I have decided to do a series of, What is…posts, looking at the different medical diagnosis’s we have in our family. And there’s a few! What is autism? Is the obvious place to start. I’ve touched on the subject, and talked about what is and isn’t in various posts, but this will the first post looking directly at what autism is. I’m will then be following up with, What is Chromosome Micro Deletion? What is Fibromyalgia? Then possibly some others like Anxiety Disorder, ADHD, Sensory Processing Disorder, Pathological Demand Avoidance, Social Anxiety, PTSD, Depression….like I said, I’m not short of subject matter.
I’m far an “expert” on all these things, they are things I’ve lived through myself or watched those around me live through them. Part of my way of coping, especially with the conditions those around my that I love have to live with is. Researching as much as I can, to help them as best as I can. Now I want to share what I’ve learnt with as many people as I can. That after all, is the whole point of this blog.
Everyone seems to have heard of autism these days, but how many people actually know what autism is? When I see various people talking about what autism is, whether that’s directly to me, or seeing posts online. I have to be honest, it makes me wince. More often than not, they are completely wrong. There is a lot more awareness that autism is a thing, but the awareness of what autism actually is. And what it means to be autistic, still leaves a lot to be desired.

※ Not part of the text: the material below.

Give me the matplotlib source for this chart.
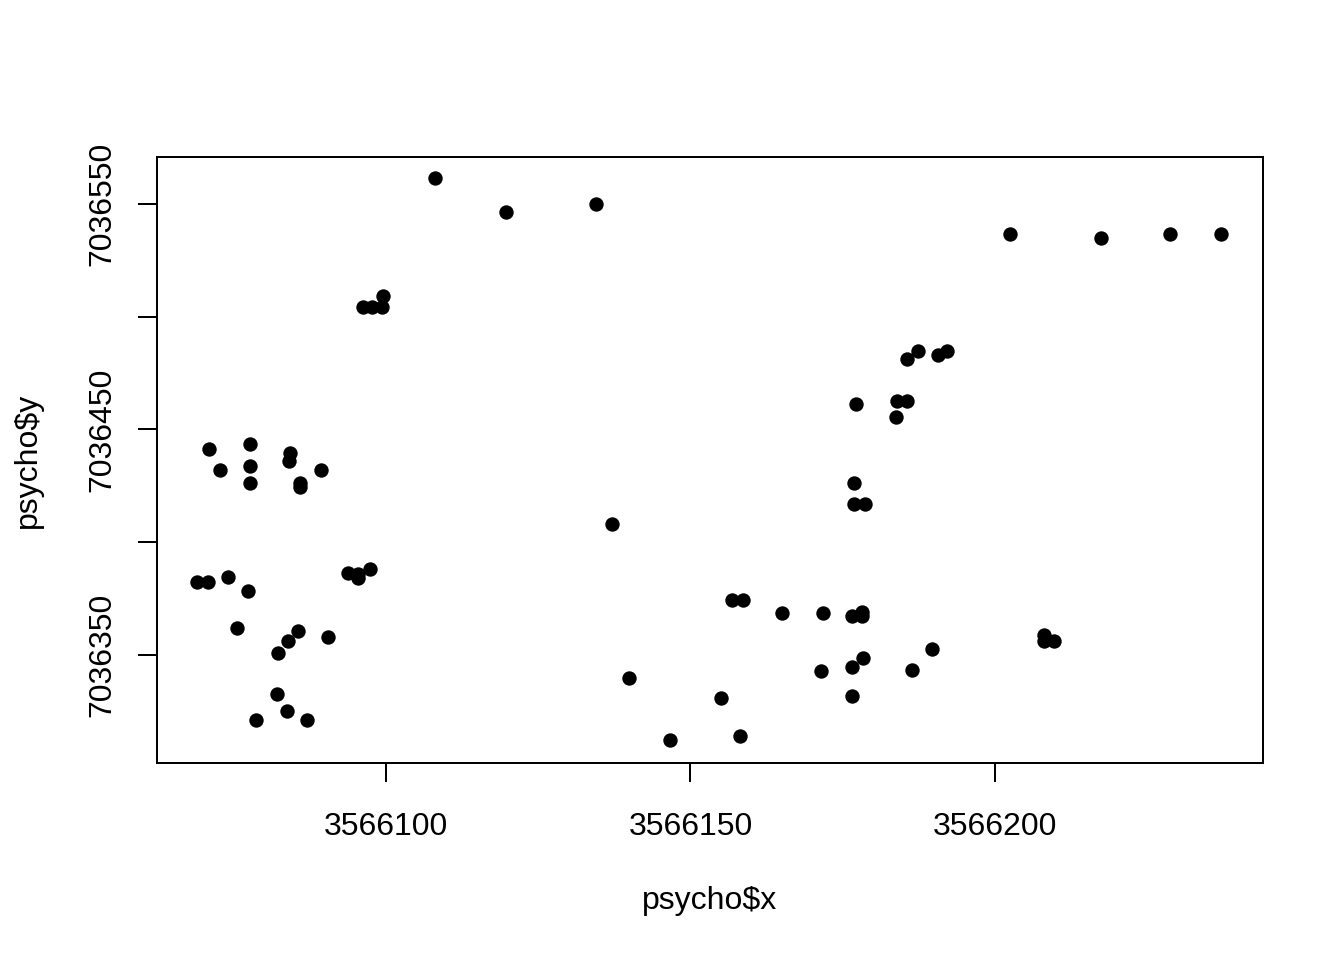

Of course the vary nature of the condition probably doesn’t help, it’s a vast spectrum. Every autistic person is different, and some have other things like learning difficulties, anxiety disorders etc.., and some don’t. If you don’t know anyone who is autistic, how much are you likely to know? When Jack got his diagnosis, I knew nothing. I vaguely could remember hearing about it, somewhere in my life, that was it.
So what is autism?
The National Autistic Society says,
“Autism is a lifelong, developmental disability that affects how a person communicates with and relates to other people, and how they experience the world around them.”
Is that what you all had in your mind, when you started reading this? If you thought something please leave a comment saying what. I’d like to hear what people thought and why.
I’d also like to add what the NHS has on their website about, which makes a very important point.
Being autistic does not mean you have an illness or disease. It means your brain works in a different way from other people.
It’s something you’re born with or first appears when you’re very young.
If you’re autistic, you’re autistic your whole life.
Autism is not a medical condition with treatments or a “cure”. But some people need support to help them with certain things
Other than the “it appear when very young” bit, you are born autistic. That’s a very important thing for people to remember. Sadly, people get drawn into looking for “cures” or blaming it on vaccines. I have two autistic children, I have completely accepted who they are. The difficulties they face, but also embraced what they are good at.
Acceptance is the latest buzzword, that is replacing awareness. Most people are aware of autism now, what needs to be worked on. Is people accepting what it is, and what it means. I hope this explained that well enough for people to understand. It can be a difficult thing to grasp when you around it all the time, so asking people from the outside to fully grasp it. I think is asking a lot, but if we can get people to at least know the basic facts. Then we will have made progress. As always, thank you for reading, and your continued support.